One of the most prestigious groupings of American embroideries to have been worked in New England during the late 18th and early 19th centuries can be attributed to the Balch Academy in Providence, R.I. The Academy was conducted under the accomplished hand of Mary "Polly" Balch. Many of the Balch Academy samplers and silk work embroideries possess some of the most sophisticated and pleasing visual design characteristics, as well as intricate needlework techniques.
The superlative designs created at the school were influenced by Mary Balch's childhood sampler executed in Newport in 1773. She was the daughter of Sarah Rogers and Timothy Balch; Born in 1762 in Newport, R.I., she moved with her family to Providence in 1776. To give support to her family, Mary aided her mother in teaching embroidery. By 1785, she had taken over the responsibilities of the school located near Brown University. The Balch Academy was in operation from 1785 to 1841. Mary passed away in 1831. Her adopted daughter, Eliza Walker, maintained the school for ten more years.
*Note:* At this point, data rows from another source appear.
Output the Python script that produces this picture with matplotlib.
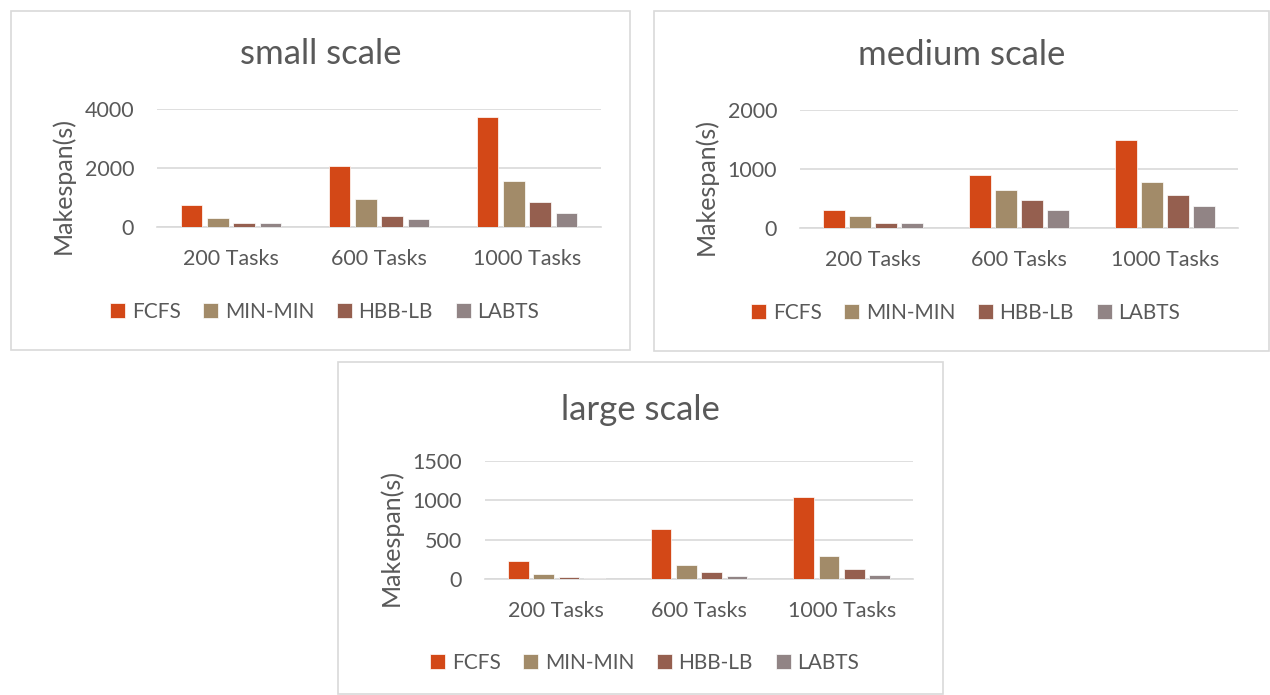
import matplotlib
matplotlib.use("Agg")
import matplotlib.pyplot as plt
import numpy as np
from matplotlib.patches import Rectangle

plt.rcParams['font.family'] = ['Lato', 'DejaVu Sans']

categories = ["200 Tasks", "600 Tasks", "1000 Tasks"]
series = ["FCFS", "MIN-MIN", "HBB-LB", "LABTS"]
colors = ["#D34817", "#A28B69", "#955F4F", "#918485"]

small_fcfs = [750, 2070, 3740]
small_minmin = [315, 950, 1570]
small_hbblb = [150, 375, 860]
small_labts = [125, 280, 460]

medium_fcfs = [312, 898, 1500]
medium_minmin = [205, 636, 773]
medium_hbblb = [91, 477, 557]
medium_labts = [80, 312, 369]

large_fcfs = [225, 636, 1038]
large_minmin = [59, 178, 297]
large_hbblb = [30, 93, 127]
large_labts = [17, 38, 51]

titles = ["small scale", "medium scale", "large scale"]
yticks_list = [[0, 2000, 4000], [0, 1000, 2000], [0, 500, 1000, 1500]]
ylims = [4000, 2000, 1500]

W, H = 1270, 695
fig = plt.figure(figsize=(W / 100, H / 100), dpi=100)

# panel frames (px): x0, y0, x1, y1
panels = [(11, 11, 630, 350), (654, 11, 1269, 351), (338, 362, 943, 694)]
# plot area (px): x0, ytop, x1, ybottom
areas = [(157, 109, 601, 227), (800, 110, 1238, 228), (485, 461, 913, 579)]
title_y = [54, 55, 410]
legend_y = [312, 313, 663]
legend_dx = [4, 4, 4]

data = [
    [small_fcfs, small_minmin, small_hbblb, small_labts],
    [medium_fcfs, medium_minmin, medium_hbblb, medium_labts],
    [large_fcfs, large_minmin, large_hbblb, large_labts],
]

for p in range(3):
    px0, py0, px1, py1 = panels[p]
    fig.patches.append(Rectangle((px0 / W, 1 - py1 / H), (px1 - px0) / W, (py1 - py0) / H,
                                 transform=fig.transFigure, fill=False,
                                 edgecolor="#D9D9D9", linewidth=1.2, zorder=-1))
    ax0, ay0, ax1, ay1 = areas[p]
    ax = fig.add_axes([ax0 / W, 1 - ay1 / H, (ax1 - ax0) / W, (ay1 - ay0) / H])
    ax.set_facecolor("none")
    x = np.arange(len(categories))
    width = 0.145
    step = 0.178
    for i, (vals, c) in enumerate(zip(data[p], colors)):
        ax.bar(x + (i - 1.5) * step, vals, width=width, color=c, label=series[i],
               edgecolor="white", linewidth=0.5, zorder=3)
    ax.set_xlim(-0.5, 2.5)
    ax.set_ylim(0, ylims[p])
    ax.set_yticks(yticks_list[p])
    ax.set_xticks(x)
    ax.set_xticklabels(categories)
    ax.grid(axis='y', color="#D9D9D9", linewidth=1.2, zorder=0)
    for s in ["top", "right", "left"]:
        ax.spines[s].set_visible(False)
    ax.spines["bottom"].set_color("#D9D9D9")
    ax.spines["bottom"].set_linewidth(1.2)
    ax.tick_params(axis='both', length=0, labelsize=15.5, labelcolor="#595959")
    ax.tick_params(axis='y', pad=16.5)
    ax.tick_params(axis='x', pad=16)
    fig.text((px0 + px1) / 2 / W, 1 - title_y[p] / H, titles[p], ha="center", va="center",
             fontsize=25, color="#595959")
    fig.text((ax0 - 94) / W, 1 - ((ay0 + ay1) / 2 + 18) / H, "Makespan(s)", rotation=90,
             ha="center", va="center", fontsize=18, color="#595959")
    handles, labels = ax.get_legend_handles_labels()
    fig.legend(handles, labels, loc="center", ncol=4,
               bbox_to_anchor=(((px0 + px1) / 2 + legend_dx[p]) / W, 1 - legend_y[p] / H),
               frameon=False, fontsize=15, labelcolor="#595959",
               handlelength=0.72, handleheight=0.72, handletextpad=0.3, columnspacing=1.1)

fig.savefig("out.png", dpi=100, facecolor="white")
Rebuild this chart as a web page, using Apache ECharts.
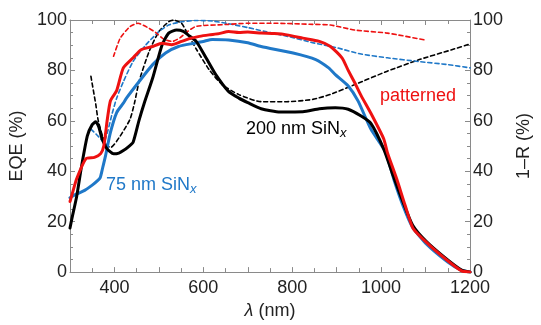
<!DOCTYPE html>
<html><head><meta charset="utf-8">
<script src="https://cdn.jsdelivr.net/npm/echarts@6/dist/echarts.min.js"></script>
<style>html,body{margin:0;padding:0;background:#fff}#c{width:541px;height:325px}</style>
</head><body><div id="c"></div>
<script>
// ---- data (wavelength nm, percent) ----
const wl200  = [300,304,315,326,339,350,358,365,372,383,398,410,420,432,442,455,467,486,507,522,540,555,566,584,606,628,656,680,700,730,773,824,861,897,926,955,977,1006,1027,1049,1071,1102,1145,1180,1200];
const eqe200 = [17.5,21,30,42,54,58.5,59.6,57.5,53,49,46.9,47.2,48.2,49.8,51.5,60,67,77,90,94.8,96,95.5,94,91.5,85,78.3,71.8,69,67.2,64.8,63.5,63.6,64.8,65.2,64.6,61.9,59,48.8,38.3,27.9,18.6,12.1,5.5,0.9,0];

const wlPat  = [300,305,315,336,355,369,376,384,391,405,420,442,460,486,507,529,551,573,591,613,635,657,680,700,730,760,788,824,861,886,912,926,941,955,977,1006,1014,1035,1054,1072,1108,1152,1181,1200];
const eqePat = [28,31,37,45,45.5,47,50,60.6,68,72,81,85,88.2,89.5,90.8,90.2,91.5,92.8,93.5,94.1,94.6,95.4,95,95.2,94.8,94.6,94.1,92.8,91.5,89.5,85,80,75,70,63,52.8,47.5,37,26.5,17.3,10.8,4.2,0.5,0];

const wl75   = [300,315,333,350,362,368,373,380,391,405,420,427,456,486,515,544,580,600,620,657,700,730,802,853,882,897,926,948,977,1010,1030,1050,1070,1100,1150,1180,1200];
const eqe75  = [29.5,31,32.4,34.5,36.3,37.5,41,46.2,55.4,63.3,67,69,75.7,82.3,86.9,89.5,90.8,91.5,92.3,92.1,91,89.5,86.9,84.3,81,78.3,73.8,67.9,56.7,47.6,36,26,18,11.5,4,0.8,0];

const wlR200 = [347,358,363,373,384,392,413,435,445,456,478,500,522,533,551,566,584,613,642,679,730,788,846,886,941,1014,1086,1159,1200];
const r200   = [77.7,66.5,60.6,54,50,49.5,54,60.6,67,76,87.5,95.4,99.3,100,98.7,94.1,88.5,80.3,74.4,70.5,67.6,67.6,68.5,70.5,74.4,79.7,84.3,88.2,90.5];

const wlRPat = [398,413,435,453,478,493,510,530,548,565,584,650,700,766,839,886,941,1014,1101];
const rPat   = [85.6,92.8,97.4,98.7,96.7,95,92.5,91.5,93,95.5,97.5,98.2,98.7,98.7,98.3,98,96,94.8,92];

const wlR75  = [347,360,369,376,385,395,405,420,442,471,500,522,551,584,620,657,700,737,790,846,900,955,1014,1086,1150,1200];
const r75    = [56.7,54.5,52.8,51.5,56,63,69,75.5,83.6,90.2,95.4,98,99.3,99.8,99.6,98.5,97,95.5,93.5,91,89,86.5,85,83.5,82.3,81];

const xTicksShown = [400,600,800,1000,1200];

// ---- chart ----
const zip = (a,b) => a.map((v,i)=>[v,b[i]]);
const FONT = 'Liberation Sans, Arial, Helvetica, sans-serif';
const RED = '#ee1111', BLUE = '#1f78c8', BLACK = '#000000', AX = '#8a8a8a';
const chart = echarts.init(document.getElementById('c'), null, {renderer:'canvas'});

function xAxisCfg(pos, showLabel){
  return {
    type:'value', position:pos, min:300, max:1200, interval:100,
    axisLine:{show:true, onZero:false, lineStyle:{color:AX, width:1}},
    axisTick:{show:true, inside:true, length:5, lineStyle:{color:AX}},
    minorTick:{show:true, splitNumber:2, length:4, lineStyle:{color:AX}},
    splitLine:{show:false},
    axisLabel:{show:showLabel, color:'#222', fontSize:18, fontFamily:FONT, margin:7,
      formatter:v => xTicksShown.includes(v) ? String(v) : ''},
  };
}
function yAxisCfg(pos, gap){
  return {
    type:'value', position:pos, min:0, max:100, interval:20,
    axisLine:{show:true, onZero:false, lineStyle:{color:AX, width:1}},
    axisTick:{show:true, inside:true, length:5, lineStyle:{color:AX}},
    minorTick:{show:true, splitNumber:4, length:3, lineStyle:{color:AX}},
    splitLine:{show:false},
    axisLabel:{show:true, color:'#222', fontSize:18, fontFamily:FONT, margin:3},
    nameLocation:'middle', nameRotate:90, nameGap:gap,
    nameTextStyle:{color:'#222', fontSize:18, fontFamily:FONT},
  };
}
const xb = xAxisCfg('bottom', true);
xb.name = '{i|λ} (nm)'; xb.nameLocation='middle'; xb.nameGap=27;
xb.nameTextStyle = {color:'#222', fontSize:18, fontFamily:FONT, rich:{i:{fontStyle:'italic', fontSize:18, fontFamily:FONT, color:'#222'}}};
const yl = yAxisCfg('left', 37); yl.name='EQE (%)';
const yr = yAxisCfg('right', 45); yr.name='1\u2013R (%)';

function line(data, color, dashed, z){
  return {type:'line', data, xAxisIndex:0, yAxisIndex:0, showSymbol:false, symbol:'none',
    smooth:0.2, z,
    lineStyle:{color, width: dashed?1.6:3, type: dashed?[4,3]:'solid', join:'round', cap:'round'}, silent:true, animation:false};
}

const rich = (c) => ({
  n:{fontSize:18, fontFamily:FONT, fill:c, lineHeight:22},
  s:{fontSize:13, fontFamily:FONT, fontStyle:'italic', fill:c, lineHeight:10, verticalAlign:'bottom'}
});

chart.setOption({
  animation:false,
  grid:{left:70, right:59, top:20, bottom:51, containLabel:false},
  xAxis:[xb, xAxisCfg('top', false)],
  yAxis:[yl, yr],
  series:[
    line(zip(wlR200,r200), BLACK, true, 2),
    line(zip(wlR75,r75), BLUE, true, 2),
    line(zip(wlRPat,rPat), RED, true, 2),
    line(zip(wl75,eqe75), BLUE, false, 3),
    line(zip(wl200,eqe200), BLACK, false, 4),
    line(zip(wlPat,eqePat), RED, false, 5),
  ],
  graphic:[
    {type:'text', left:380, top:87, z:10, style:{text:'patterned', fill:RED, font:'18px '+FONT}},
    {type:'text', left:246, top:120, z:10, style:{text:'{n|200 nm SiN}{s|x}', rich:rich(BLACK), font:'18px '+FONT}},
    {type:'text', left:106, top:176, z:10, style:{text:'{n|75 nm SiN}{s|x}', rich:rich(BLUE), font:'18px '+FONT}},
  ]
});
</script></body></html>
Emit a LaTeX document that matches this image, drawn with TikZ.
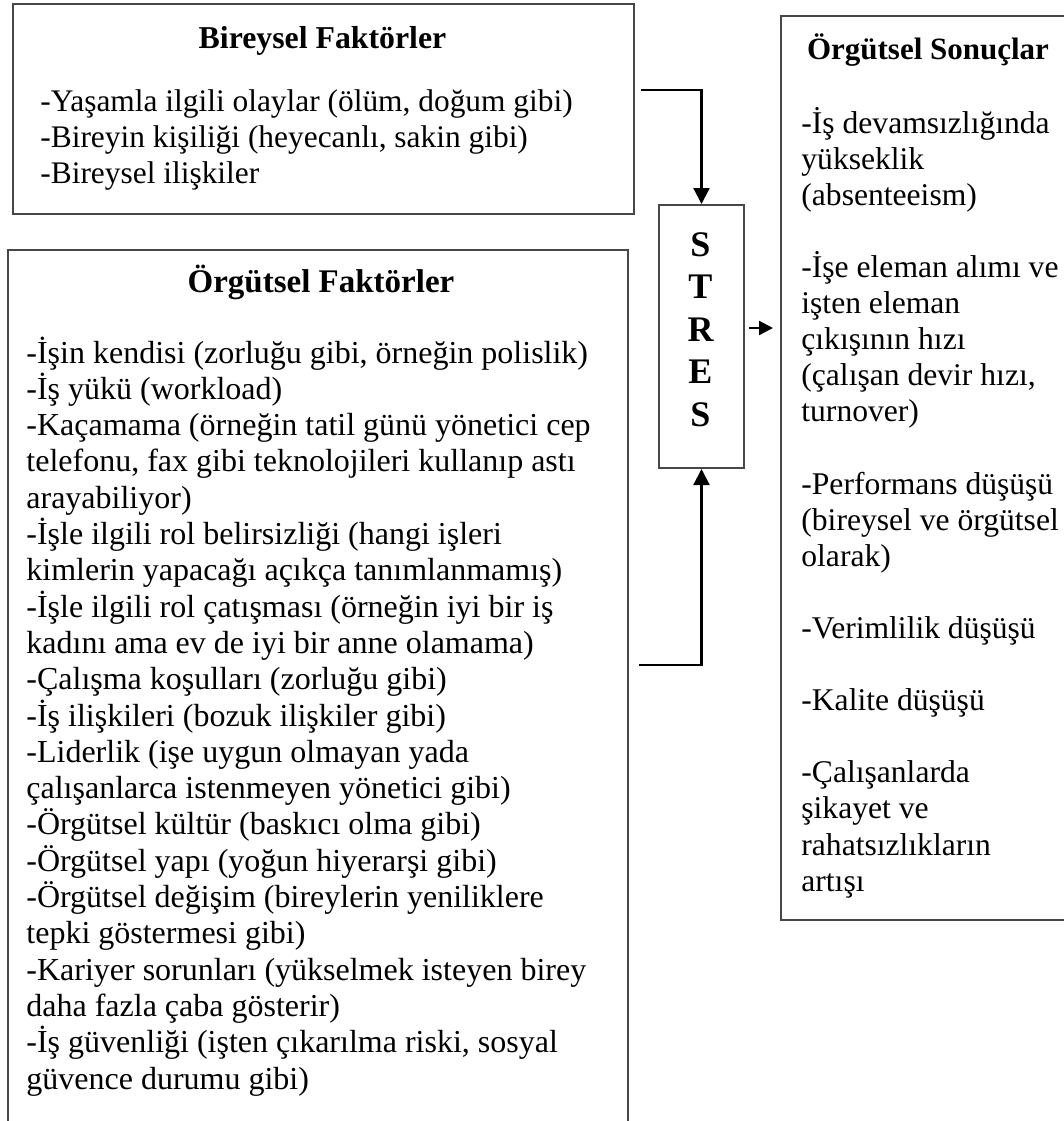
\documentclass[tikz,border=0pt]{standalone}
\usepackage{fontspec}
\setmainfont{Liberation Serif}
\usetikzlibrary{arrows.meta}
\tikzset{
  box/.style={draw=black!72, line width=1pt, inner sep=0pt, anchor=north west},
  conn/.style={draw=black, line width=1.1pt, -{Triangle[length=8pt,width=8pt]}},
  shortarr/.style={draw=black, line width=1.1pt, -{Triangle[length=7pt,width=7pt]}},
  body/.style={inner sep=0pt, anchor=base west, font=\fontsize{15.5}{18.15}\selectfont},
  ttl/.style={inner sep=0pt, anchor=base, font=\fontsize{15.5}{18.15}\selectfont\bfseries},
  letter/.style={inner sep=0pt, anchor=base, font=\fontsize{18}{21}\selectfont\bfseries}
}
\begin{document}
\begin{tikzpicture}[x=0.5pt,y=-0.5pt]
\useasboundingbox (0,0) rectangle (1064,1121);
\clip (0,0) rectangle (1064,1121);
\fill[white] (0,0) rectangle (1064,1121);

% boxes
\node[box, minimum width=310.5pt, minimum height=105pt] (bir) at (12,3) {};
\node[box, minimum width=310pt, minimum height=445pt] (org) at (7,249) {};
\node[box, minimum width=42.5pt, minimum height=131.5pt] (stres) at (658,204) {};
\node[box, minimum width=148pt, minimum height=452pt] (son) at (780,15) {};

% Bireysel Faktorler
\node[ttl, font=\fontsize{15.9}{18.15}\selectfont\bfseries] (birT) at (322.5,48) {Bireysel Faktörler};
\foreach \t [count=\i from 0] in {
  {-Yaşamla ilgili olaylar (ölüm, doğum gibi)},
  {-Bireyin kişiliği (heyecanlı, sakin gibi)},
  {-Bireysel ilişkiler}}
  \node[body, font=\fontsize{15.7}{18.15}\selectfont] (b\i) at (40,{111+36.3*\i}) {\t};

% Orgutsel Faktorler
\node[ttl, font=\fontsize{16.5}{18.15}\selectfont\bfseries] (orgT) at (321,292) {Örgütsel Faktörler};
\foreach \t [count=\i from 0] in {
  {-İşin kendisi (zorluğu gibi, örneğin polislik)},
  {-İş yükü (workload)},
  {-Kaçamama (örneğin tatil günü yönetici cep},
  {telefonu, fax gibi teknolojileri kullanıp astı},
  {arayabiliyor)},
  {-İşle ilgili rol belirsizliği (hangi işleri},
  {kimlerin yapacağı açıkça tanımlanmamış)},
  {-İşle ilgili rol çatışması (örneğin iyi bir iş},
  {kadını ama ev de iyi bir anne olamama)},
  {-Çalışma koşulları (zorluğu gibi)},
  {-İş ilişkileri (bozuk ilişkiler gibi)},
  {-Liderlik (işe uygun olmayan yada},
  {çalışanlarca istenmeyen yönetici gibi)},
  {-Örgütsel kültür (baskıcı olma gibi)},
  {-Örgütsel yapı (yoğun hiyerarşi gibi)},
  {-Örgütsel değişim (bireylerin yeniliklere},
  {tepki göstermesi gibi)},
  {-Kariyer sorunları (yükselmek isteyen birey},
  {daha fazla çaba gösterir)},
  {-İş güvenliği (işten çıkarılma riski, sosyal},
  {güvence durumu gibi)}}
  \node[body, font=\fontsize{16}{18.15}\selectfont] (o\i) at (26,{363+36.3*\i}) {\t};

% STRES
\foreach \t [count=\i from 0] in {S,T,R,E,S}
  \node[letter] (s\i) at (700.5,{256+42.5*\i}) {\t};

% Orgutsel Sonuclar
\node[ttl] (sonT) at (928,59) {Örgütsel Sonuçlar};
\foreach \k/\t in {
  0/{-İş devamsızlığında},
  1/{yükseklik},
  2/{(absenteeism)},
  4/{-İşe eleman alımı ve},
  5/{işten eleman},
  6/{çıkışının hızı},
  7/{(çalışan devir hızı,},
  8/{turnover)},
  10/{-Performans düşüşü},
  11/{(bireysel ve örgütsel},
  12/{olarak)},
  14/{-Verimlilik düşüşü},
  16/{-Kalite düşüşü},
  18/{-Çalışanlarda},
  19/{şikayet ve},
  20/{rahatsızlıkların},
  21/{artışı}}
  \node[body, font=\fontsize{15.8}{18.15}\selectfont] (r\k) at (801,{133+36.1*\k}) {\t};

% connectors
\coordinate (c1) at (641,90);
\coordinate (c2) at (639,665);
\draw[conn] (c1) -| (stres.north);
\draw[conn] (c2) -| (stres.south);
\draw[shortarr] ([shift={(2pt,4.25pt)}]stres.east) -- ([shift={(-3.5pt,4.25pt)}]stres.east -| son.west);
\end{tikzpicture}
\end{document}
Our reproduction will be worked on 35-count linen using silk and metallic threads. The embroidery techniques used are cross-stitch, tent, rice, outline, satin and Algerian eye, with accents of French knots, couching and queen stitch. Directions will be given for the procedures needed to transfer elements of the design. We will also view the development of the Newport to Providence-area samplers through the use of slides.